** BEGIN **
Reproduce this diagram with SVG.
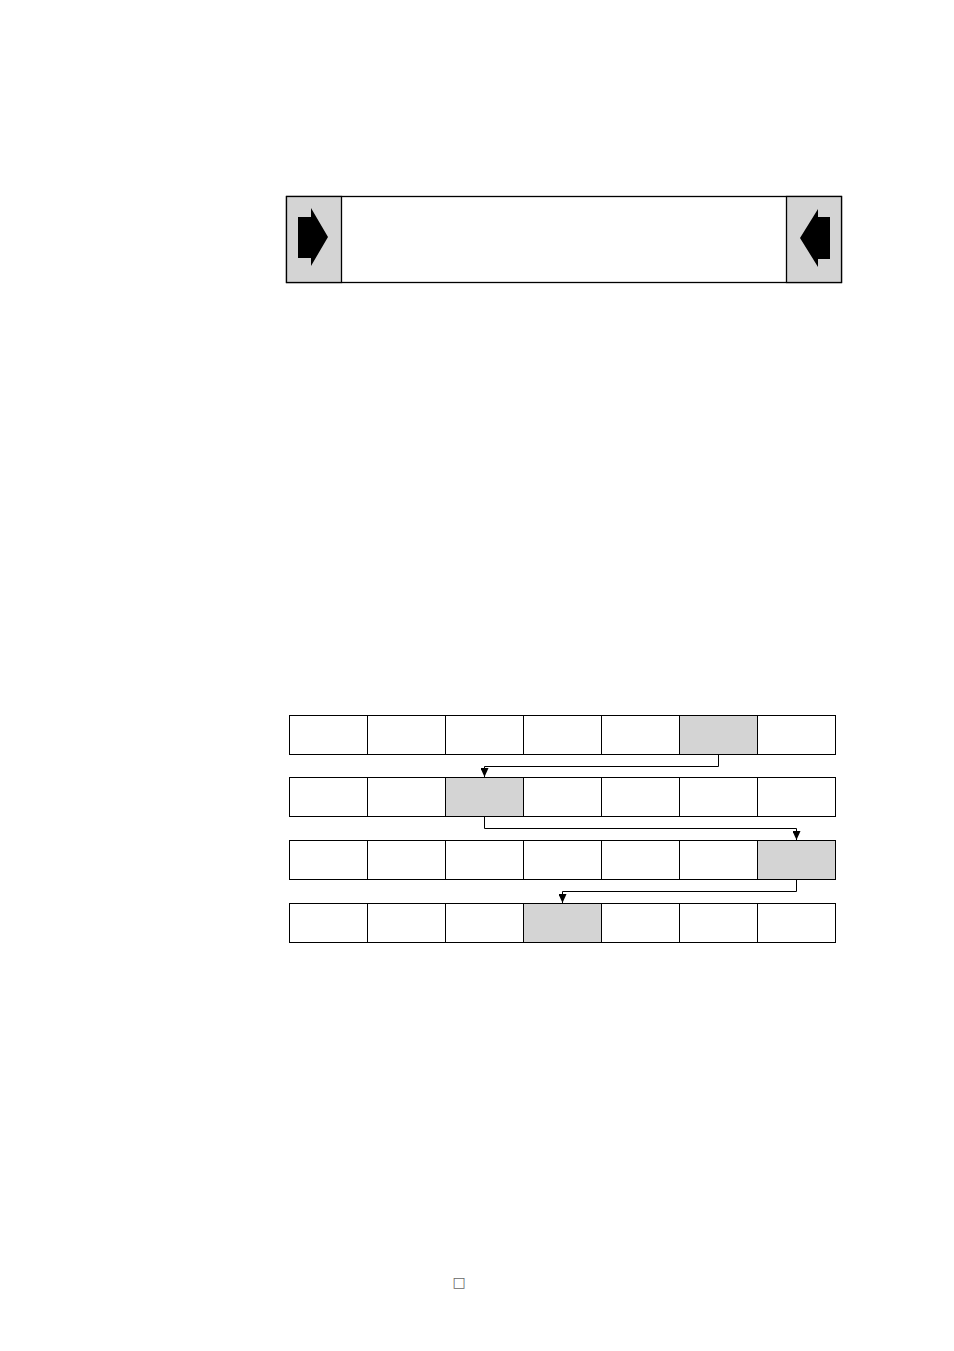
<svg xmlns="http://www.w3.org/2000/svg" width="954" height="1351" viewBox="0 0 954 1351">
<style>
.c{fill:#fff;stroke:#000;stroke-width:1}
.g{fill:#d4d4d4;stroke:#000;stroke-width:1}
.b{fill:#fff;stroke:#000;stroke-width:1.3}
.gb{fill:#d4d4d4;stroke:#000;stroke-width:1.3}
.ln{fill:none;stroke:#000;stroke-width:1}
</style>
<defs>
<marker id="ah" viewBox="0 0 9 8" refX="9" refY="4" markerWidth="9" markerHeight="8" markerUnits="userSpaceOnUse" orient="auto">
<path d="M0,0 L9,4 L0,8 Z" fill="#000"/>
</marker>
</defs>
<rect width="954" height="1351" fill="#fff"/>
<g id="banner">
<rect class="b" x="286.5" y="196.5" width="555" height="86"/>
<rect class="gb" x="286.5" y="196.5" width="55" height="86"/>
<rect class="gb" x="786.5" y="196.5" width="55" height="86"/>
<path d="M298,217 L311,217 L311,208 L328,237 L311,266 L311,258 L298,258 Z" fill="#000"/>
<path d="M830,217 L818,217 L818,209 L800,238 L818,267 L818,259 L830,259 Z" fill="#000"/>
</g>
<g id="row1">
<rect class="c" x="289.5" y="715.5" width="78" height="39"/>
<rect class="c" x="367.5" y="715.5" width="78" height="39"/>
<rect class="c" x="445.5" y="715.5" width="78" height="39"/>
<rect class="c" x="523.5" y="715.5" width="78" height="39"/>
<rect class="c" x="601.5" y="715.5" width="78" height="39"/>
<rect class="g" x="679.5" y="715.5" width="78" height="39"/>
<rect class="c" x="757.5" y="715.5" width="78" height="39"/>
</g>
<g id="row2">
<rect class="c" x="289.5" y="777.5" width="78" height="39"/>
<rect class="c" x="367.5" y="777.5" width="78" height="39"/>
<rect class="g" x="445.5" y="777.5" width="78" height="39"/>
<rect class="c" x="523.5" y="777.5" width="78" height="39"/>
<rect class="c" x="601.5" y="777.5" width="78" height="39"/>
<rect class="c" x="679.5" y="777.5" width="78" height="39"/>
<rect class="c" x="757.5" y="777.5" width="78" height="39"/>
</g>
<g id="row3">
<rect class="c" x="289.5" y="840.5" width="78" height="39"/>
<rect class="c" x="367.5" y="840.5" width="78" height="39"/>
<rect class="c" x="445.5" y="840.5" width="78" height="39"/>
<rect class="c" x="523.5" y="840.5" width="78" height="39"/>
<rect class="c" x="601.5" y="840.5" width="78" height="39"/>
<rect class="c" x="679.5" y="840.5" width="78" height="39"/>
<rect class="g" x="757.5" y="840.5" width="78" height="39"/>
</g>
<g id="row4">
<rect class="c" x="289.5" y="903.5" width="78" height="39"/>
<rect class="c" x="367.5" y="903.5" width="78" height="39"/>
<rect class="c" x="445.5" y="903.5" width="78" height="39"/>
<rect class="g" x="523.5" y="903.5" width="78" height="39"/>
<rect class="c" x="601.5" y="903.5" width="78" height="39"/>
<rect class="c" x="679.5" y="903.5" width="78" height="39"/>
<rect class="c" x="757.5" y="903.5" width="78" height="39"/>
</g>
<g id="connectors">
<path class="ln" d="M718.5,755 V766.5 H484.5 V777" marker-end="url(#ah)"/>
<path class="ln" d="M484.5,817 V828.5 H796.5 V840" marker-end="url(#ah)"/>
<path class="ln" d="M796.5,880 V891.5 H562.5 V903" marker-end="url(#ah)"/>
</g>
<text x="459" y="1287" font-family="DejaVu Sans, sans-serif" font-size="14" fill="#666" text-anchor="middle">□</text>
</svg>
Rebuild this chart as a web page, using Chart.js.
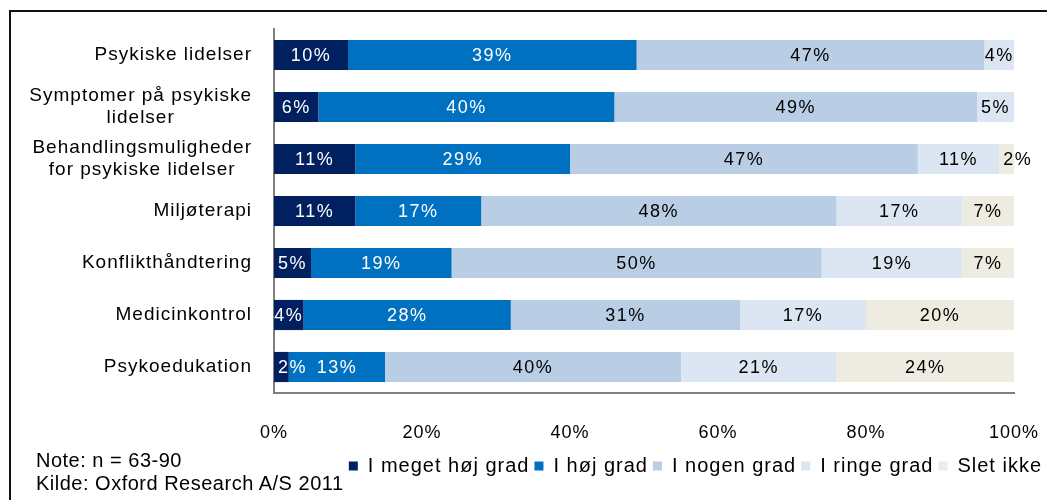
** END **
Except for the pictures, print the data above exactly.

*Task solution*
Reproduce this diagram with SVG.
<svg xmlns="http://www.w3.org/2000/svg" width="954" height="1351" viewBox="0 0 954 1351">
<style>
.c{fill:#fff;stroke:#000;stroke-width:1}
.g{fill:#d4d4d4;stroke:#000;stroke-width:1}
.b{fill:#fff;stroke:#000;stroke-width:1.3}
.gb{fill:#d4d4d4;stroke:#000;stroke-width:1.3}
.ln{fill:none;stroke:#000;stroke-width:1}
</style>
<defs>
<marker id="ah" viewBox="0 0 9 8" refX="9" refY="4" markerWidth="9" markerHeight="8" markerUnits="userSpaceOnUse" orient="auto">
<path d="M0,0 L9,4 L0,8 Z" fill="#000"/>
</marker>
</defs>
<rect width="954" height="1351" fill="#fff"/>
<g id="banner">
<rect class="b" x="286.5" y="196.5" width="555" height="86"/>
<rect class="gb" x="286.5" y="196.5" width="55" height="86"/>
<rect class="gb" x="786.5" y="196.5" width="55" height="86"/>
<path d="M298,217 L311,217 L311,208 L328,237 L311,266 L311,258 L298,258 Z" fill="#000"/>
<path d="M830,217 L818,217 L818,209 L800,238 L818,267 L818,259 L830,259 Z" fill="#000"/>
</g>
<g id="row1">
<rect class="c" x="289.5" y="715.5" width="78" height="39"/>
<rect class="c" x="367.5" y="715.5" width="78" height="39"/>
<rect class="c" x="445.5" y="715.5" width="78" height="39"/>
<rect class="c" x="523.5" y="715.5" width="78" height="39"/>
<rect class="c" x="601.5" y="715.5" width="78" height="39"/>
<rect class="g" x="679.5" y="715.5" width="78" height="39"/>
<rect class="c" x="757.5" y="715.5" width="78" height="39"/>
</g>
<g id="row2">
<rect class="c" x="289.5" y="777.5" width="78" height="39"/>
<rect class="c" x="367.5" y="777.5" width="78" height="39"/>
<rect class="g" x="445.5" y="777.5" width="78" height="39"/>
<rect class="c" x="523.5" y="777.5" width="78" height="39"/>
<rect class="c" x="601.5" y="777.5" width="78" height="39"/>
<rect class="c" x="679.5" y="777.5" width="78" height="39"/>
<rect class="c" x="757.5" y="777.5" width="78" height="39"/>
</g>
<g id="row3">
<rect class="c" x="289.5" y="840.5" width="78" height="39"/>
<rect class="c" x="367.5" y="840.5" width="78" height="39"/>
<rect class="c" x="445.5" y="840.5" width="78" height="39"/>
<rect class="c" x="523.5" y="840.5" width="78" height="39"/>
<rect class="c" x="601.5" y="840.5" width="78" height="39"/>
<rect class="c" x="679.5" y="840.5" width="78" height="39"/>
<rect class="g" x="757.5" y="840.5" width="78" height="39"/>
</g>
<g id="row4">
<rect class="c" x="289.5" y="903.5" width="78" height="39"/>
<rect class="c" x="367.5" y="903.5" width="78" height="39"/>
<rect class="c" x="445.5" y="903.5" width="78" height="39"/>
<rect class="g" x="523.5" y="903.5" width="78" height="39"/>
<rect class="c" x="601.5" y="903.5" width="78" height="39"/>
<rect class="c" x="679.5" y="903.5" width="78" height="39"/>
<rect class="c" x="757.5" y="903.5" width="78" height="39"/>
</g>
<g id="connectors">
<path class="ln" d="M718.5,755 V766.5 H484.5 V777" marker-end="url(#ah)"/>
<path class="ln" d="M484.5,817 V828.5 H796.5 V840" marker-end="url(#ah)"/>
<path class="ln" d="M796.5,880 V891.5 H562.5 V903" marker-end="url(#ah)"/>
</g>
<text x="459" y="1287" font-family="DejaVu Sans, sans-serif" font-size="14" fill="#666" text-anchor="middle">□</text>
</svg>
Rebuild this chart as a web page, using Chart.js.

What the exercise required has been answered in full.